------ Records for this exercise
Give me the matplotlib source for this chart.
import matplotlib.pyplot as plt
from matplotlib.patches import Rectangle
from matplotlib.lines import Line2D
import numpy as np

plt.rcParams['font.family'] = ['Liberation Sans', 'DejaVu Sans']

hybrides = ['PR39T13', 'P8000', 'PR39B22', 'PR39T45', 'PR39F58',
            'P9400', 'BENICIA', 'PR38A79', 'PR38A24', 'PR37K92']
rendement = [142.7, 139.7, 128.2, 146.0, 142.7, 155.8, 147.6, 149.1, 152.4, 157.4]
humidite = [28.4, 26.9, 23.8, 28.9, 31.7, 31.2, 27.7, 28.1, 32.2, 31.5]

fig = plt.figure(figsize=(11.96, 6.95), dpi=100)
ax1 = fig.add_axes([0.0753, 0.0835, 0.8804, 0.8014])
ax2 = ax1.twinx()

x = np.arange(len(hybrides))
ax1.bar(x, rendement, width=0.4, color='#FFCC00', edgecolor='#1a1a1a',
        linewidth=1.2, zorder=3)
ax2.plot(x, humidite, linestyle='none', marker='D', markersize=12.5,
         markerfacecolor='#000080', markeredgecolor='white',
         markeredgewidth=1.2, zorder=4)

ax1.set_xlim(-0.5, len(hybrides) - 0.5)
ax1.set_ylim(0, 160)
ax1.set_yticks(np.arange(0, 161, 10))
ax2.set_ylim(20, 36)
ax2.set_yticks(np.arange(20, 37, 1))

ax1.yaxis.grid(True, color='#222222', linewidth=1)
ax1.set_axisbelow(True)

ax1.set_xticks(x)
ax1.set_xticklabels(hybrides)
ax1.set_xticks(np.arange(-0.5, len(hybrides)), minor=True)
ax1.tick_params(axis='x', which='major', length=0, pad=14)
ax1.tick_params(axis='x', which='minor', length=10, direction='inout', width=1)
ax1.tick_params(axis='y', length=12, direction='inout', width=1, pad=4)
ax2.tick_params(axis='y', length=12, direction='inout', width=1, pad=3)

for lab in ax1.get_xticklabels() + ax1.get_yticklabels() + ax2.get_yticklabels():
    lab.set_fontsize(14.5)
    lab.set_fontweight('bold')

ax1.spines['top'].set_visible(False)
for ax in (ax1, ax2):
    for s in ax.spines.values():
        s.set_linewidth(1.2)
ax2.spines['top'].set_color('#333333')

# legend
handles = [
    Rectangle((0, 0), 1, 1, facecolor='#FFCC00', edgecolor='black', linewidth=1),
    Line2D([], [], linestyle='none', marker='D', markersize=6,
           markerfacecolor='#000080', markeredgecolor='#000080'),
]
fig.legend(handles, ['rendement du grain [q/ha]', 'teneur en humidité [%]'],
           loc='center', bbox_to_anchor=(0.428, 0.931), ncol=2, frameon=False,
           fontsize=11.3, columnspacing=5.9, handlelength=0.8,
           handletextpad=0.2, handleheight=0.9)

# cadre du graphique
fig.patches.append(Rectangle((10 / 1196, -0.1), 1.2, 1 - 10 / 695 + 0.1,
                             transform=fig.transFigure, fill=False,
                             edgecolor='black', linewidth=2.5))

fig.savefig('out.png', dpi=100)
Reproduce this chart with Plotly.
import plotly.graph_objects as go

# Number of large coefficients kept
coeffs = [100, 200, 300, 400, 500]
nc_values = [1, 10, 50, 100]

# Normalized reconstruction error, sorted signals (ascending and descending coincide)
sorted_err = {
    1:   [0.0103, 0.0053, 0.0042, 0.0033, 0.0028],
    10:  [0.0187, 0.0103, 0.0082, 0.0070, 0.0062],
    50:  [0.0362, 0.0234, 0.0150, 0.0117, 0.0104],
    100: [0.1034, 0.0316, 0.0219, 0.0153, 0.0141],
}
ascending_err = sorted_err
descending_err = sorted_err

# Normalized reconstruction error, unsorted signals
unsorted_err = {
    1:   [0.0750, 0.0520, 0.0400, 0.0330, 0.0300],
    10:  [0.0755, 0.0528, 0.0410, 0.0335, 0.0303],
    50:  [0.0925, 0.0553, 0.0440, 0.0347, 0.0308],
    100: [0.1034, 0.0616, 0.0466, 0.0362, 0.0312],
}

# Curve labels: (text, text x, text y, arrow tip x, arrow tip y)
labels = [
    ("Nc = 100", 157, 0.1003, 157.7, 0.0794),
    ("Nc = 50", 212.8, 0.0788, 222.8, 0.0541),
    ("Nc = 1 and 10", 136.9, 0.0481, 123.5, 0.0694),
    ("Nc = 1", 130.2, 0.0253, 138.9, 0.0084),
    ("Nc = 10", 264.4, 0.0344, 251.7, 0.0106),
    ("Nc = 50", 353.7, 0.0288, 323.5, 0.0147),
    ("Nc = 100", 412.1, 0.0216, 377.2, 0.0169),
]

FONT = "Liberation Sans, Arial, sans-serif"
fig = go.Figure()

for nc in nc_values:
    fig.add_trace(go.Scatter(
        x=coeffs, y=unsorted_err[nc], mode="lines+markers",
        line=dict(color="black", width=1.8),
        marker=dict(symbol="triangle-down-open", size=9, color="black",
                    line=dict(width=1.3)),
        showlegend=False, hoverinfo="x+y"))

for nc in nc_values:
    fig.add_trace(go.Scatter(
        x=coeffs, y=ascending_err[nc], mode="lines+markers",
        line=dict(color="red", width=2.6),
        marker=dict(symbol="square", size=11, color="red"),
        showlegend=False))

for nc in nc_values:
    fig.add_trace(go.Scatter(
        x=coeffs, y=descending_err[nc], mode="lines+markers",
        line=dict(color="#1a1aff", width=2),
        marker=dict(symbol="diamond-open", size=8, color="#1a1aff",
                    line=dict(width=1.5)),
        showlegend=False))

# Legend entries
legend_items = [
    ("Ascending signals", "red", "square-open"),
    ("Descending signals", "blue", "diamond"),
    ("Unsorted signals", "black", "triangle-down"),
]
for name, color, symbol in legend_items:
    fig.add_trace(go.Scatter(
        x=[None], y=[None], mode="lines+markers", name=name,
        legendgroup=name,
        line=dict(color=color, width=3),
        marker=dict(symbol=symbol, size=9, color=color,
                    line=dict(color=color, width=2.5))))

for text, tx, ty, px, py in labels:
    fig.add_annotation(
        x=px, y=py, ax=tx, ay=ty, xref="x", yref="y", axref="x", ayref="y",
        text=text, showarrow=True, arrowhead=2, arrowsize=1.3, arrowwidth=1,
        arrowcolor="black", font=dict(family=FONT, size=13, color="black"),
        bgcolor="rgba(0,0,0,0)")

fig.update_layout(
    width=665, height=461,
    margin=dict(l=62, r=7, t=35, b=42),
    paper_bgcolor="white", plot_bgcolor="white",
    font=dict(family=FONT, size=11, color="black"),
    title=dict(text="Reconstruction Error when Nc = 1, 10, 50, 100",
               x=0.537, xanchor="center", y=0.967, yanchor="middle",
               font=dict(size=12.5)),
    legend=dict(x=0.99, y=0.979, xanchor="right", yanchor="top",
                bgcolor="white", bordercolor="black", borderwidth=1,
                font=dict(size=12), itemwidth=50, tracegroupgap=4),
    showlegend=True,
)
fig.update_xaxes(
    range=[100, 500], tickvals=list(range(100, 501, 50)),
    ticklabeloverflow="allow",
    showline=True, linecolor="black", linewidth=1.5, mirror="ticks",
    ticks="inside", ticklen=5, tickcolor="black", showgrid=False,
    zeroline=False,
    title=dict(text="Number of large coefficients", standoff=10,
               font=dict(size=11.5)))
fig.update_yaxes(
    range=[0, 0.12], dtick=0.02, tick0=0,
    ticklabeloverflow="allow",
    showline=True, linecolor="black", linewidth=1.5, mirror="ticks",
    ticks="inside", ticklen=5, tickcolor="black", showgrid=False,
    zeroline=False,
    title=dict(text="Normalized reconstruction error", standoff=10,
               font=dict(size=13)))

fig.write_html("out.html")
------------
------ Records for this exercise
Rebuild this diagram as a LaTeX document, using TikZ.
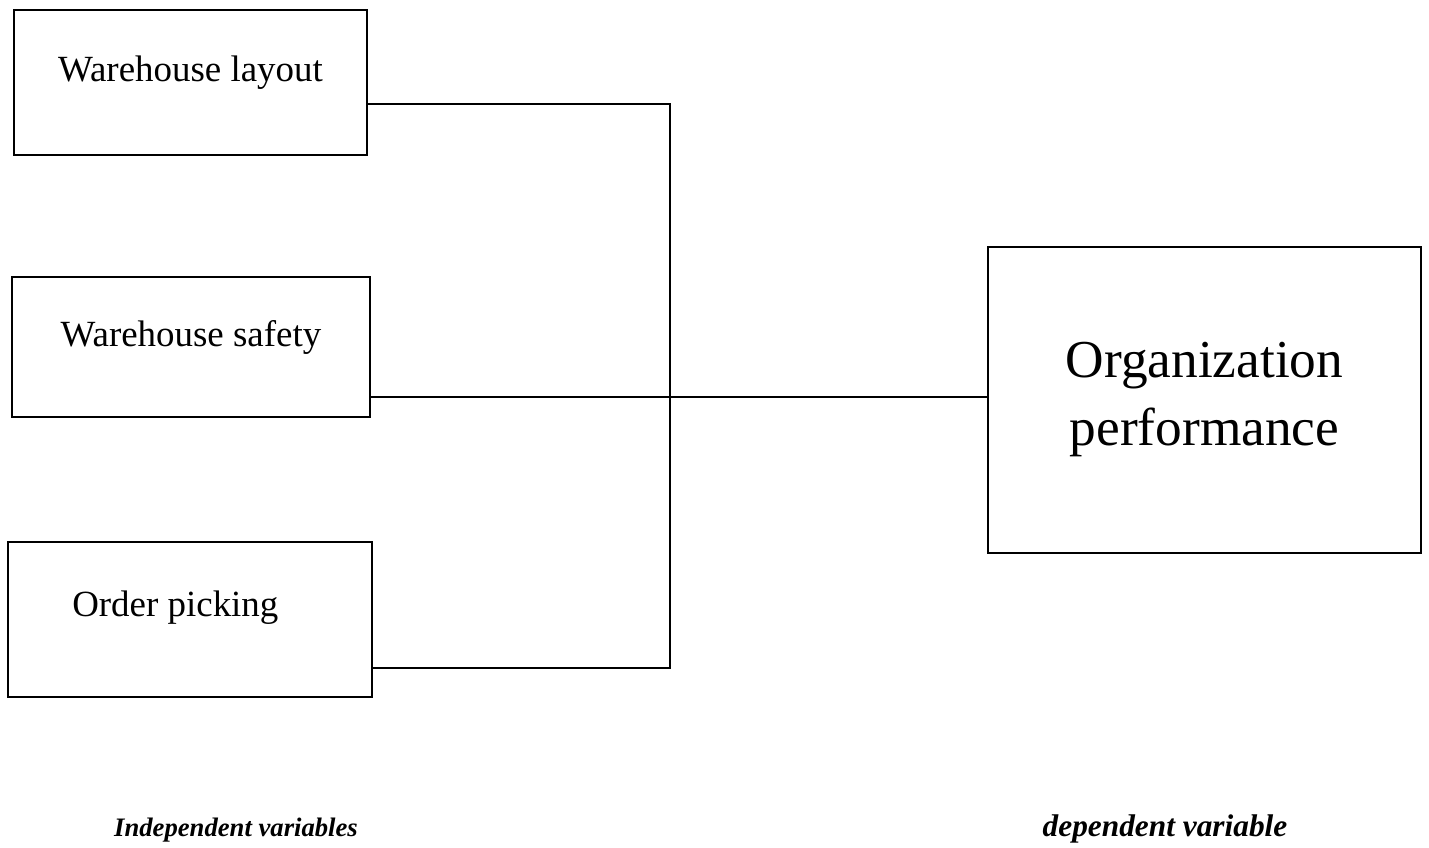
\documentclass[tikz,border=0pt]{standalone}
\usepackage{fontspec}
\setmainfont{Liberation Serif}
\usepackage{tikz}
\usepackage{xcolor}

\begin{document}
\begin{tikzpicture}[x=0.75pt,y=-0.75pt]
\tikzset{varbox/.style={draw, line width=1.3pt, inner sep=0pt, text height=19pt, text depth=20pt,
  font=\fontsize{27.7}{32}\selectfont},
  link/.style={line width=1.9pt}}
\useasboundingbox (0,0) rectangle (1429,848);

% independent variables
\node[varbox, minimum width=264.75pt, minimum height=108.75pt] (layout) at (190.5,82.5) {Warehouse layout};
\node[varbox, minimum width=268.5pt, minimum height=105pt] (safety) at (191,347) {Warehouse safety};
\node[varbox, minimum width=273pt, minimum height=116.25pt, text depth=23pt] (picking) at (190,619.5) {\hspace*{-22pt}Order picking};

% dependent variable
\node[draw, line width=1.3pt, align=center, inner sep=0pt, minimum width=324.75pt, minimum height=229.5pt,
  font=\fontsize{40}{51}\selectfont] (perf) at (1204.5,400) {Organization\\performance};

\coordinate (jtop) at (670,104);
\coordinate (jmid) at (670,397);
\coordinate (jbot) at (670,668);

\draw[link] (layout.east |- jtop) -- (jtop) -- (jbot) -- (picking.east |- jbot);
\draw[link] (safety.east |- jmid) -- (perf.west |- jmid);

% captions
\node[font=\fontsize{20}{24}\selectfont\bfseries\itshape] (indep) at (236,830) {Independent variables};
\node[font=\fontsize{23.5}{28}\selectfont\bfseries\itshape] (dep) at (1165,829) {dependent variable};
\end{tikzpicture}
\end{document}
------------
→ **Given request**: Find every line that holds "chart" and copy it.

→ **Task output**:
Give me the matplotlib source for this chart.
Reproduce this chart with Plotly.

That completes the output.